For Your Bookshelf – Alvis Society – a century of drivers
Reviewed by Kieron Fennelly
Author: David Culshaw
Published by: Veloce; https://www.veloce.co.uk/
224 pages hardback; 215 pictures
UK Price: £50; U.S.A. price $80
ISBN: 978-787114-73-9
David Culshaw is to Alvis as Karl Ludvigsen is to Porsche: a committed historian whose knowledge has been gleaned over many decades. Like Ludwigsen, he is also a natural writer and the easy fluency of his prose alone makes him a pleasure to read. His new book, Alvis Society, is a compendium of every chassis number and model. If that sounds a little dry, the work looks too at some of the better-known owners and as Alvis cars were constructed between 1920 and 1967 (when the car marque disappeared during another infamous British Leyland purge) it is something of a social history and nothing if not eclectic.

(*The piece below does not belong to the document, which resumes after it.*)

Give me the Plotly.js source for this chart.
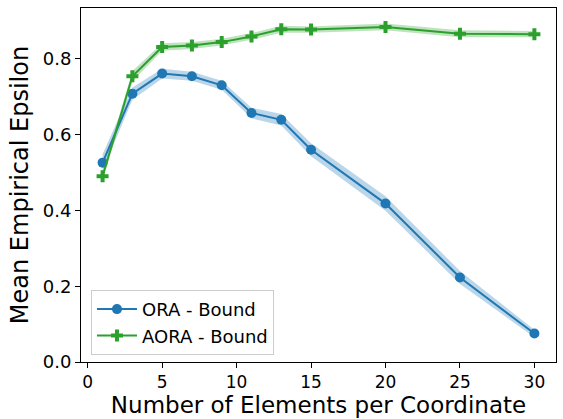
<!DOCTYPE html>
<html>
<head>
<meta charset="utf-8">
<script src="https://cdn.plot.ly/plotly-3.0.1.min.js"></script>
<style>html,body{margin:0;padding:0;background:#fff;}#chart{width:563px;height:419px;}</style>
</head>
<body>
<div id="chart"></div>
<script>
const elements = [1, 3, 5, 7, 9, 11, 13, 15, 20, 25, 30];
const oraMean = [0.526, 0.708, 0.761, 0.754, 0.730, 0.657, 0.639, 0.560, 0.418, 0.223, 0.075];
const oraSpread = [0.022, 0.016, 0.013, 0.012, 0.012, 0.014, 0.015, 0.017, 0.019, 0.017, 0.010];
const aoraMean = [0.490, 0.754, 0.831, 0.835, 0.844, 0.859, 0.878, 0.877, 0.884, 0.866, 0.865];
const aoraSpread = [0.012, 0.014, 0.010, 0.009, 0.009, 0.009, 0.009, 0.008, 0.009, 0.009, 0.008];
const xTicks = [0, 5, 10, 15, 20, 25, 30];
const yTicks = [0.0, 0.2, 0.4, 0.6, 0.8];

const blue = '#1f77b4', green = '#2ca02c';
const lo = (m, s) => m.map((v, i) => v - s[i]);
const hi = (m, s) => m.map((v, i) => v + s[i]);

const traces = [
  {x: elements, y: lo(oraMean, oraSpread), mode: 'lines', line: {width: 0, color: blue}, showlegend: false, hoverinfo: 'skip'},
  {x: elements, y: hi(oraMean, oraSpread), mode: 'lines', line: {width: 0, color: blue}, fill: 'tonexty', fillcolor: 'rgba(31,119,180,0.3)', showlegend: false, hoverinfo: 'skip'},
  {x: elements, y: oraMean, mode: 'lines+markers', name: 'ORA - Bound', line: {color: blue, width: 2}, marker: {symbol: 'circle', size: 10, color: blue}},
  {x: elements, y: lo(aoraMean, aoraSpread), mode: 'lines', line: {width: 0, color: green}, showlegend: false, hoverinfo: 'skip'},
  {x: elements, y: hi(aoraMean, aoraSpread), mode: 'lines', line: {width: 0, color: green}, fill: 'tonexty', fillcolor: 'rgba(44,160,44,0.3)', showlegend: false, hoverinfo: 'skip'},
  {x: elements, y: aoraMean, mode: 'lines+markers', name: 'AORA - Bound', line: {color: green, width: 2}, marker: {symbol: 'cross', size: 10, color: green}}
];

const layout = {
  width: 563, height: 419,
  margin: {l: 81, r: 7, t: 8, b: 57, pad: 0},
  paper_bgcolor: '#fff', plot_bgcolor: '#fff',
  font: {family: 'DejaVu Sans, sans-serif', size: 17, color: '#000'},
  showlegend: true,
  xaxis: {
    range: [-0.45, 31.45], tickvals: xTicks, ticktext: xTicks.map(String),
    ticks: 'outside', ticklen: 5, tickwidth: 1, tickcolor: '#000',
    showline: true, linecolor: '#000', linewidth: 1, mirror: true,
    showgrid: false, zeroline: false,
    tickfont: {size: 17},
    title: {text: 'Number of Elements per Coordinate', font: {size: 23}, standoff: 4}
  },
  yaxis: {
    range: [0, 0.934], tickvals: yTicks, ticktext: yTicks.map(v => v.toFixed(1)),
    ticks: 'outside', ticklen: 5, tickwidth: 1, tickcolor: '#000',
    showline: true, linecolor: '#000', linewidth: 1, mirror: true,
    showgrid: false, zeroline: false,
    tickfont: {size: 18},
    title: {text: 'Mean Empirical Epsilon', font: {size: 24}, standoff: 7}
  },
  legend: {
    x: 0.021, y: 0.02, xanchor: 'left', yanchor: 'bottom', traceorder: 'normal',
    bgcolor: 'rgba(255,255,255,0.8)', bordercolor: '#cccccc', borderwidth: 1,
    font: {size: 18}, tracegroupgap: 0, itemwidth: 40
  }
};

Plotly.newPlot('chart', traces, layout, {displayModeBar: false, staticPlot: true});
</script>
</body>
</html>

Racing drivers and military men might be expected, but the author’s research uncovers jazz musicians, composers, singers Nina and Frederik, actors, Trevor Howard, Will Hay and Jack Hawkins inter alia, entrepreneurs such as Peter Wheeler of TVR fame and BBC types, Nicholas Parsons and the incomparable Frank Muir who owned three. In his brief but amusing background to the comedian the author quotes Muir’s advertisement when he sold one of his Alvises:
‘This car has been used solely for transporting retired clergymen to Evensong and has been nightly sponged down with light hock.’
Although obviously the fruit of much painstaking research, Culshaw is so at ease with his material that one feels he already knew much of it anyway. An earlier definitive work on the post-war three litre Alvises is essentially technical, but its stylishness and authority endow it with an appeal which extends far beyond the marque devotee.
Verdict
Alvis Society again encapsulates the spirit of the company, this time in a rather wider setting. An extraordinarily readable and enjoyable book which will send any Alvis fan into raptures should perchance it turn up in his (or her) Christmas stocking.